To be done:
Copy out the whole listing exactly as written, leaving the pictures behind.
□ □ □ □ □
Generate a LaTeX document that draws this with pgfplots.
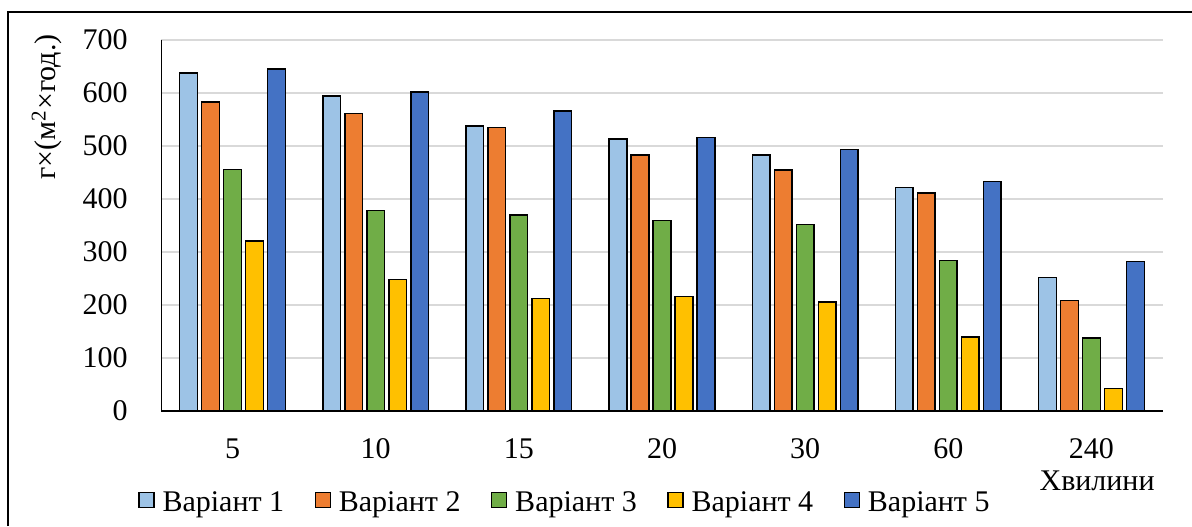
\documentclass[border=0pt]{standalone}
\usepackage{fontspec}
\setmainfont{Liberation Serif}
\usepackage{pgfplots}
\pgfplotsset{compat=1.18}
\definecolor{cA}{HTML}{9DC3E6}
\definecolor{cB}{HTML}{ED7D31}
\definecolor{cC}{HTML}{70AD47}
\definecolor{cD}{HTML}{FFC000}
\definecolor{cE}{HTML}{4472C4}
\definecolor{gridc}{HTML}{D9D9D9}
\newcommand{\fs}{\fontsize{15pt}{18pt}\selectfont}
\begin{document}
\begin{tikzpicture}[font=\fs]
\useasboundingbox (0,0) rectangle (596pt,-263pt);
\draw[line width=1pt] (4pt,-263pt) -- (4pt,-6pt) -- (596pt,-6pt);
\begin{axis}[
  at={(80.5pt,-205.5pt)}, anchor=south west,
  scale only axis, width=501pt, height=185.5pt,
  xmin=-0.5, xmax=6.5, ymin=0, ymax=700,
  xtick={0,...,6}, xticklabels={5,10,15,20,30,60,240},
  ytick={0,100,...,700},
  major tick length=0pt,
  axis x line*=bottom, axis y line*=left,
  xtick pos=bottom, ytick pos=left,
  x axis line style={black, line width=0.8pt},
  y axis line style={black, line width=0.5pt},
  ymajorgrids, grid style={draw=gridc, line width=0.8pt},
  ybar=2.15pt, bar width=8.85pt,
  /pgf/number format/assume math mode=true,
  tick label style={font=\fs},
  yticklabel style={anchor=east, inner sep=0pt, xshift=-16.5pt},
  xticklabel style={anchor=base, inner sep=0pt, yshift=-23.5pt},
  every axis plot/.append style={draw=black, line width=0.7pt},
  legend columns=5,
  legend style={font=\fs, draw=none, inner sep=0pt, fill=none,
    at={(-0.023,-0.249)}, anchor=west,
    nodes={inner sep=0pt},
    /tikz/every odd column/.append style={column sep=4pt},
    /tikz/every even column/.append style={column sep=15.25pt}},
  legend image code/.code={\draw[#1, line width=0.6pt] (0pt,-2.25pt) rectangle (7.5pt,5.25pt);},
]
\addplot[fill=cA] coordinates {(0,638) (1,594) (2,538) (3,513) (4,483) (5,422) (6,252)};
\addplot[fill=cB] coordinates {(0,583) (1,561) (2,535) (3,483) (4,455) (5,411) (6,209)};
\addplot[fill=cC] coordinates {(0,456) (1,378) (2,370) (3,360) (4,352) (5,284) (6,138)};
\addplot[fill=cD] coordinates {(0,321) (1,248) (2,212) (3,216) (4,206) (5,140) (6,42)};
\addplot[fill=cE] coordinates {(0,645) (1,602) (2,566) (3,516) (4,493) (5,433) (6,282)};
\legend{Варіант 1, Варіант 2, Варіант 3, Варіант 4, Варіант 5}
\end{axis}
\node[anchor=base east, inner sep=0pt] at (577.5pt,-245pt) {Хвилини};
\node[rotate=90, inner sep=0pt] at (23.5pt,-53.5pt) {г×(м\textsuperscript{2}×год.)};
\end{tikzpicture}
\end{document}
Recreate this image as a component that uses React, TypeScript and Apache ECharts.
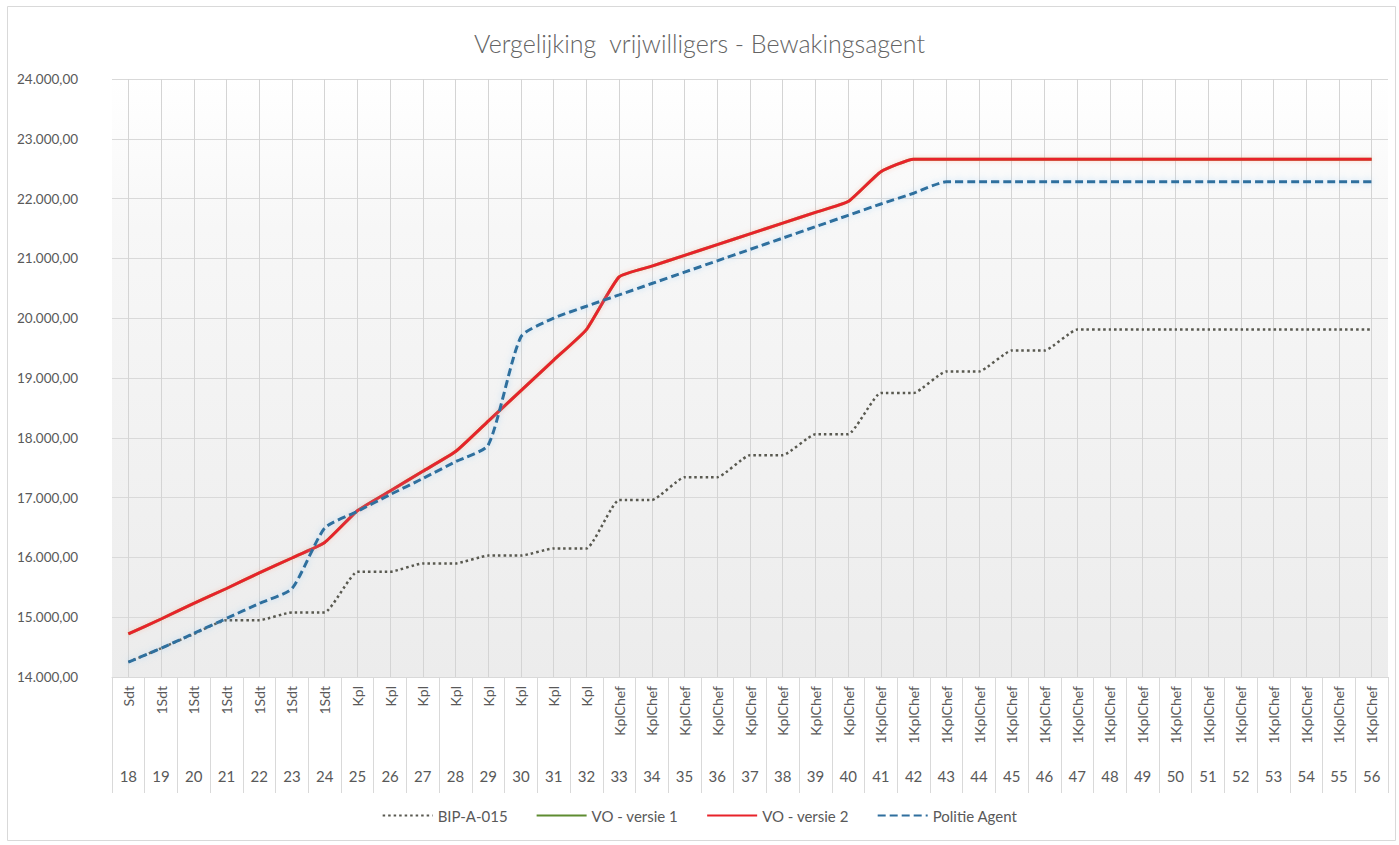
□ □ □ □ □
Correct response:
Generate a LaTeX document that draws this with pgfplots.
\documentclass[border=0pt]{standalone}
\usepackage{fontspec}
\setmainfont{Liberation Serif}
\usepackage{pgfplots}
\pgfplotsset{compat=1.18}
\definecolor{cA}{HTML}{9DC3E6}
\definecolor{cB}{HTML}{ED7D31}
\definecolor{cC}{HTML}{70AD47}
\definecolor{cD}{HTML}{FFC000}
\definecolor{cE}{HTML}{4472C4}
\definecolor{gridc}{HTML}{D9D9D9}
\newcommand{\fs}{\fontsize{15pt}{18pt}\selectfont}
\begin{document}
\begin{tikzpicture}[font=\fs]
\useasboundingbox (0,0) rectangle (596pt,-263pt);
\draw[line width=1pt] (4pt,-263pt) -- (4pt,-6pt) -- (596pt,-6pt);
\begin{axis}[
  at={(80.5pt,-205.5pt)}, anchor=south west,
  scale only axis, width=501pt, height=185.5pt,
  xmin=-0.5, xmax=6.5, ymin=0, ymax=700,
  xtick={0,...,6}, xticklabels={5,10,15,20,30,60,240},
  ytick={0,100,...,700},
  major tick length=0pt,
  axis x line*=bottom, axis y line*=left,
  xtick pos=bottom, ytick pos=left,
  x axis line style={black, line width=0.8pt},
  y axis line style={black, line width=0.5pt},
  ymajorgrids, grid style={draw=gridc, line width=0.8pt},
  ybar=2.15pt, bar width=8.85pt,
  /pgf/number format/assume math mode=true,
  tick label style={font=\fs},
  yticklabel style={anchor=east, inner sep=0pt, xshift=-16.5pt},
  xticklabel style={anchor=base, inner sep=0pt, yshift=-23.5pt},
  every axis plot/.append style={draw=black, line width=0.7pt},
  legend columns=5,
  legend style={font=\fs, draw=none, inner sep=0pt, fill=none,
    at={(-0.023,-0.249)}, anchor=west,
    nodes={inner sep=0pt},
    /tikz/every odd column/.append style={column sep=4pt},
    /tikz/every even column/.append style={column sep=15.25pt}},
  legend image code/.code={\draw[#1, line width=0.6pt] (0pt,-2.25pt) rectangle (7.5pt,5.25pt);},
]
\addplot[fill=cA] coordinates {(0,638) (1,594) (2,538) (3,513) (4,483) (5,422) (6,252)};
\addplot[fill=cB] coordinates {(0,583) (1,561) (2,535) (3,483) (4,455) (5,411) (6,209)};
\addplot[fill=cC] coordinates {(0,456) (1,378) (2,370) (3,360) (4,352) (5,284) (6,138)};
\addplot[fill=cD] coordinates {(0,321) (1,248) (2,212) (3,216) (4,206) (5,140) (6,42)};
\addplot[fill=cE] coordinates {(0,645) (1,602) (2,566) (3,516) (4,493) (5,433) (6,282)};
\legend{Варіант 1, Варіант 2, Варіант 3, Варіант 4, Варіант 5}
\end{axis}
\node[anchor=base east, inner sep=0pt] at (577.5pt,-245pt) {Хвилини};
\node[rotate=90, inner sep=0pt] at (23.5pt,-53.5pt) {г×(м\textsuperscript{2}×год.)};
\end{tikzpicture}
\end{document}
Recreate this image as a component that uses React, TypeScript and Apache ECharts.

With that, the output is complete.